Dataset extract:
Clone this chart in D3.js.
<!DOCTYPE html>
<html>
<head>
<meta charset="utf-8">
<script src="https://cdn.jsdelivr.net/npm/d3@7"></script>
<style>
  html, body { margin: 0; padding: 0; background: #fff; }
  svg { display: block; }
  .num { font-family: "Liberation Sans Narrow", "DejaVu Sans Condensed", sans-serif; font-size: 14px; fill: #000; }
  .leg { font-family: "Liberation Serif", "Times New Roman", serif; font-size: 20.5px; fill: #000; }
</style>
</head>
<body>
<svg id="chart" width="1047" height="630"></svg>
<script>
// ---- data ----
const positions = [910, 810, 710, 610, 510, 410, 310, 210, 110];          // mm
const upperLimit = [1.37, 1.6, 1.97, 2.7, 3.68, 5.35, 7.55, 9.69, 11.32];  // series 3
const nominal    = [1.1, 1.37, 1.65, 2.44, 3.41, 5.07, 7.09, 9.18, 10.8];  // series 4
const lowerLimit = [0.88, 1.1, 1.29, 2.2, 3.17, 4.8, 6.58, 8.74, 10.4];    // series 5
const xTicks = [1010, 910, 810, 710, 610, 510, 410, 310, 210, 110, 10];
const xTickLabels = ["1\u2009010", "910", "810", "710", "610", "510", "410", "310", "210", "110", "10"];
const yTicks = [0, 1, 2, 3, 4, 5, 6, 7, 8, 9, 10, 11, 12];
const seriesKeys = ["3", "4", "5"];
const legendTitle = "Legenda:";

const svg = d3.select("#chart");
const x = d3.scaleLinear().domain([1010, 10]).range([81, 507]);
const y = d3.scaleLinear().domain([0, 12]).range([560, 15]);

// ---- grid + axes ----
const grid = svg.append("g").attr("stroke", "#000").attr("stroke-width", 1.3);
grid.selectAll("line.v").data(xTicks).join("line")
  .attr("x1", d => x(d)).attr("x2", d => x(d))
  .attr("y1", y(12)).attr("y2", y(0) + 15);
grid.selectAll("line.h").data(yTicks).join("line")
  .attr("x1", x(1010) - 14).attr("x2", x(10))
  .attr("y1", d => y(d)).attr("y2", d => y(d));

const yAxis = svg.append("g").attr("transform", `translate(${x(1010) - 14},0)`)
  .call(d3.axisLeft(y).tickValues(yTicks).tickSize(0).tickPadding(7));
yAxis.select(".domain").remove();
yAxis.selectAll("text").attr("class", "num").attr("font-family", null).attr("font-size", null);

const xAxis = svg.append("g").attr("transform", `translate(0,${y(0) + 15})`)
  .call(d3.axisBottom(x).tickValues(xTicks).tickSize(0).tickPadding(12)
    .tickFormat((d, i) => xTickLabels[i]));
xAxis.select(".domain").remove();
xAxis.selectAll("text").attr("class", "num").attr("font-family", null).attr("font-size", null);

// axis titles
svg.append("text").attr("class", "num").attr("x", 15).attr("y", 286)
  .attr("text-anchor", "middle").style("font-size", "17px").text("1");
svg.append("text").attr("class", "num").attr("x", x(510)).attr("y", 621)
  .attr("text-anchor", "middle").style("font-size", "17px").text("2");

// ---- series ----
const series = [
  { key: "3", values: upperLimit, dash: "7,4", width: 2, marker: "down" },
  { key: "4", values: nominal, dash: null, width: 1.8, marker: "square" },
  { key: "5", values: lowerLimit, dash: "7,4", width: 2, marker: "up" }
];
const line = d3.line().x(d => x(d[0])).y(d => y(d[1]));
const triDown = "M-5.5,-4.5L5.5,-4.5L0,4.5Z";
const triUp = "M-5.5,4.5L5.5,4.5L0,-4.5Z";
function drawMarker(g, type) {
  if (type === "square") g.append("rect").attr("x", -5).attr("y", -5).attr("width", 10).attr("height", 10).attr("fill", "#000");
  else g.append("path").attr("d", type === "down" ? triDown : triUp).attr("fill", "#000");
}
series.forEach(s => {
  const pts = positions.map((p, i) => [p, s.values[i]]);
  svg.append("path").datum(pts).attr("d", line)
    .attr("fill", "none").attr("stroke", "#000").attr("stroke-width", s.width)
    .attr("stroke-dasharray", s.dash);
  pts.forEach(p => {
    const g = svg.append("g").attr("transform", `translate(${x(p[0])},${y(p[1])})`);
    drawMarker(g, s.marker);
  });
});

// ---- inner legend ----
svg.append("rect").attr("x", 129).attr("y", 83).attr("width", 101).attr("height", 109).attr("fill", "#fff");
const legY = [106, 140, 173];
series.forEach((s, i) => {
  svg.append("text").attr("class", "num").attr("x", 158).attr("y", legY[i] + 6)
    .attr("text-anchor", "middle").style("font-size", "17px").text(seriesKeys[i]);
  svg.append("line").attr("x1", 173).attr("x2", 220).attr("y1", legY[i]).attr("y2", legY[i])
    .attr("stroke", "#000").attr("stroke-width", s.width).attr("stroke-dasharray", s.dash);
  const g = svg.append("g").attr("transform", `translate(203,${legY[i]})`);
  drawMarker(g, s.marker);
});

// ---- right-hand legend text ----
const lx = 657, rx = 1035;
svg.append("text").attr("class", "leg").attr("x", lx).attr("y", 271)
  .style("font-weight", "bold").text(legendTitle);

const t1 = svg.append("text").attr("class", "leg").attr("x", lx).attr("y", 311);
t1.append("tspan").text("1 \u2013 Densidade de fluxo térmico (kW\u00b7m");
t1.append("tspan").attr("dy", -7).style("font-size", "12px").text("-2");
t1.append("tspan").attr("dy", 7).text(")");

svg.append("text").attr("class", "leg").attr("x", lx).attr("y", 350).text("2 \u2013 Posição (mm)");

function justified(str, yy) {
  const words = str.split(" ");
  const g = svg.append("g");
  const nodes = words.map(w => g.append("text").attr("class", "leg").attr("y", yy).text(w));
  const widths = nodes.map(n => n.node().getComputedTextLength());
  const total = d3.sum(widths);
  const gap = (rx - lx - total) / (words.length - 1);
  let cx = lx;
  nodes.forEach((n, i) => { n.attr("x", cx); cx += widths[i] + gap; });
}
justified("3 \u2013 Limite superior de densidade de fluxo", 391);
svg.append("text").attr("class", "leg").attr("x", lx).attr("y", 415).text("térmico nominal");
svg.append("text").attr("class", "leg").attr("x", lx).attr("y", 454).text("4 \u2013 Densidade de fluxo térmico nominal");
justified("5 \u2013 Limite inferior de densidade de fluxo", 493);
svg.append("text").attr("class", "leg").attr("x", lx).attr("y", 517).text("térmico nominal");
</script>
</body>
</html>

Task directions: Please repeat the material above, word for word and in full.

Exercise result:
Clone this chart in D3.js.
<!DOCTYPE html>
<html>
<head>
<meta charset="utf-8">
<script src="https://cdn.jsdelivr.net/npm/d3@7"></script>
<style>
  html, body { margin: 0; padding: 0; background: #fff; }
  svg { display: block; }
  .num { font-family: "Liberation Sans Narrow", "DejaVu Sans Condensed", sans-serif; font-size: 14px; fill: #000; }
  .leg { font-family: "Liberation Serif", "Times New Roman", serif; font-size: 20.5px; fill: #000; }
</style>
</head>
<body>
<svg id="chart" width="1047" height="630"></svg>
<script>
// ---- data ----
const positions = [910, 810, 710, 610, 510, 410, 310, 210, 110];          // mm
const upperLimit = [1.37, 1.6, 1.97, 2.7, 3.68, 5.35, 7.55, 9.69, 11.32];  // series 3
const nominal    = [1.1, 1.37, 1.65, 2.44, 3.41, 5.07, 7.09, 9.18, 10.8];  // series 4
const lowerLimit = [0.88, 1.1, 1.29, 2.2, 3.17, 4.8, 6.58, 8.74, 10.4];    // series 5
const xTicks = [1010, 910, 810, 710, 610, 510, 410, 310, 210, 110, 10];
const xTickLabels = ["1\u2009010", "910", "810", "710", "610", "510", "410", "310", "210", "110", "10"];
const yTicks = [0, 1, 2, 3, 4, 5, 6, 7, 8, 9, 10, 11, 12];
const seriesKeys = ["3", "4", "5"];
const legendTitle = "Legenda:";

const svg = d3.select("#chart");
const x = d3.scaleLinear().domain([1010, 10]).range([81, 507]);
const y = d3.scaleLinear().domain([0, 12]).range([560, 15]);

// ---- grid + axes ----
const grid = svg.append("g").attr("stroke", "#000").attr("stroke-width", 1.3);
grid.selectAll("line.v").data(xTicks).join("line")
  .attr("x1", d => x(d)).attr("x2", d => x(d))
  .attr("y1", y(12)).attr("y2", y(0) + 15);
grid.selectAll("line.h").data(yTicks).join("line")
  .attr("x1", x(1010) - 14).attr("x2", x(10))
  .attr("y1", d => y(d)).attr("y2", d => y(d));

const yAxis = svg.append("g").attr("transform", `translate(${x(1010) - 14},0)`)
  .call(d3.axisLeft(y).tickValues(yTicks).tickSize(0).tickPadding(7));
yAxis.select(".domain").remove();
yAxis.selectAll("text").attr("class", "num").attr("font-family", null).attr("font-size", null);

const xAxis = svg.append("g").attr("transform", `translate(0,${y(0) + 15})`)
  .call(d3.axisBottom(x).tickValues(xTicks).tickSize(0).tickPadding(12)
    .tickFormat((d, i) => xTickLabels[i]));
xAxis.select(".domain").remove();
xAxis.selectAll("text").attr("class", "num").attr("font-family", null).attr("font-size", null);

// axis titles
svg.append("text").attr("class", "num").attr("x", 15).attr("y", 286)
  .attr("text-anchor", "middle").style("font-size", "17px").text("1");
svg.append("text").attr("class", "num").attr("x", x(510)).attr("y", 621)
  .attr("text-anchor", "middle").style("font-size", "17px").text("2");

// ---- series ----
const series = [
  { key: "3", values: upperLimit, dash: "7,4", width: 2, marker: "down" },
  { key: "4", values: nominal, dash: null, width: 1.8, marker: "square" },
  { key: "5", values: lowerLimit, dash: "7,4", width: 2, marker: "up" }
];
const line = d3.line().x(d => x(d[0])).y(d => y(d[1]));
const triDown = "M-5.5,-4.5L5.5,-4.5L0,4.5Z";
const triUp = "M-5.5,4.5L5.5,4.5L0,-4.5Z";
function drawMarker(g, type) {
  if (type === "square") g.append("rect").attr("x", -5).attr("y", -5).attr("width", 10).attr("height", 10).attr("fill", "#000");
  else g.append("path").attr("d", type === "down" ? triDown : triUp).attr("fill", "#000");
}
series.forEach(s => {
  const pts = positions.map((p, i) => [p, s.values[i]]);
  svg.append("path").datum(pts).attr("d", line)
    .attr("fill", "none").attr("stroke", "#000").attr("stroke-width", s.width)
    .attr("stroke-dasharray", s.dash);
  pts.forEach(p => {
    const g = svg.append("g").attr("transform", `translate(${x(p[0])},${y(p[1])})`);
    drawMarker(g, s.marker);
  });
});

// ---- inner legend ----
svg.append("rect").attr("x", 129).attr("y", 83).attr("width", 101).attr("height", 109).attr("fill", "#fff");
const legY = [106, 140, 173];
series.forEach((s, i) => {
  svg.append("text").attr("class", "num").attr("x", 158).attr("y", legY[i] + 6)
    .attr("text-anchor", "middle").style("font-size", "17px").text(seriesKeys[i]);
  svg.append("line").attr("x1", 173).attr("x2", 220).attr("y1", legY[i]).attr("y2", legY[i])
    .attr("stroke", "#000").attr("stroke-width", s.width).attr("stroke-dasharray", s.dash);
  const g = svg.append("g").attr("transform", `translate(203,${legY[i]})`);
  drawMarker(g, s.marker);
});

// ---- right-hand legend text ----
const lx = 657, rx = 1035;
svg.append("text").attr("class", "leg").attr("x", lx).attr("y", 271)
  .style("font-weight", "bold").text(legendTitle);

const t1 = svg.append("text").attr("class", "leg").attr("x", lx).attr("y", 311);
t1.append("tspan").text("1 \u2013 Densidade de fluxo térmico (kW\u00b7m");
t1.append("tspan").attr("dy", -7).style("font-size", "12px").text("-2");
t1.append("tspan").attr("dy", 7).text(")");

svg.append("text").attr("class", "leg").attr("x", lx).attr("y", 350).text("2 \u2013 Posição (mm)");

function justified(str, yy) {
  const words = str.split(" ");
  const g = svg.append("g");
  const nodes = words.map(w => g.append("text").attr("class", "leg").attr("y", yy).text(w));
  const widths = nodes.map(n => n.node().getComputedTextLength());
  const total = d3.sum(widths);
  const gap = (rx - lx - total) / (words.length - 1);
  let cx = lx;
  nodes.forEach((n, i) => { n.attr("x", cx); cx += widths[i] + gap; });
}
justified("3 \u2013 Limite superior de densidade de fluxo", 391);
svg.append("text").attr("class", "leg").attr("x", lx).attr("y", 415).text("térmico nominal");
svg.append("text").attr("class", "leg").attr("x", lx).attr("y", 454).text("4 \u2013 Densidade de fluxo térmico nominal");
justified("5 \u2013 Limite inferior de densidade de fluxo", 493);
svg.append("text").attr("class", "leg").attr("x", lx).attr("y", 517).text("térmico nominal");
</script>
</body>
</html>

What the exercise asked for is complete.